Mukam şekliyle okunursa, oturulan, ikamet edilen yer, makam olarak okunursa, ayağın bastığı yer, topluluk, oturulan yer, vs. gibi anlamları bulunan Arapça bir kelime, ism-i mekan. Velilerin mezarlarına veya hatıralarını taşıyan yerlere bu ad verilir. Makâm-ı ibrahim gibi. Mevlânâ’nın türbesinin girişinde bu manada olmak üzere şöyle bir beyt vardır:
Ka’betü’l-Uşşâk bâşed în makam
Her ki nakıs âmed încâ şod temam.
Yani:
Bu makam âşıkların Ka’be’sidir.
Buraya noksan gelen tamam olur.
Mezarı Aksaray’da olan Somuncu Baba’nın Darende’de makamı vardır.
Birisi, bir başka yerde vefat ederse, memleketinde veya hatırasını taşıyan bir yerde, ruhuna Fatiha okunmak ve onu anmak üzere yapılan merkada “Makam” denir.

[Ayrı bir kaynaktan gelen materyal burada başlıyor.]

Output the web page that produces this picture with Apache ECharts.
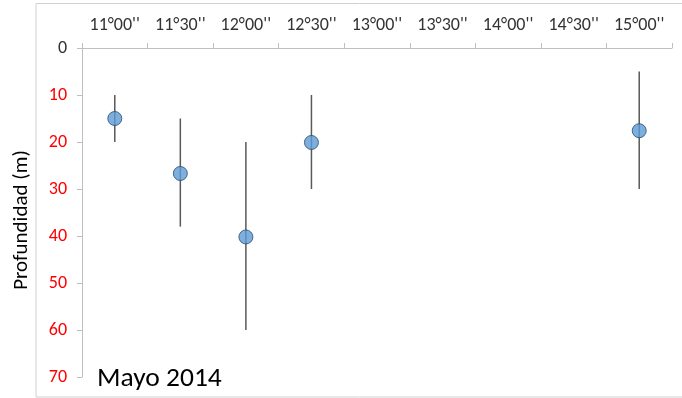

Bektaşîlerde, ocak, baba postu, gayb erenleri postu gibi makamlar vardır.
Yine bir tanıma göre makam şudur: Kulun tekrar etmek suretiyle kazandığı ve kendisinde özellik haline getirdiği edebler ve ahlâk veya kulun riyazet ve mücehede ile ulaştığı dereceye makam denir. Haller vehbî (yani Allah vergisi iken), makamlar kesbî (yani kulun çabasıyla)dır. Hal geçici, makam süreklidir. Kâşânî, içinde bulunulan bir makamın hakkı yerine getirilmediği takdirde, kulun yükselemeyeceğinden bahseder.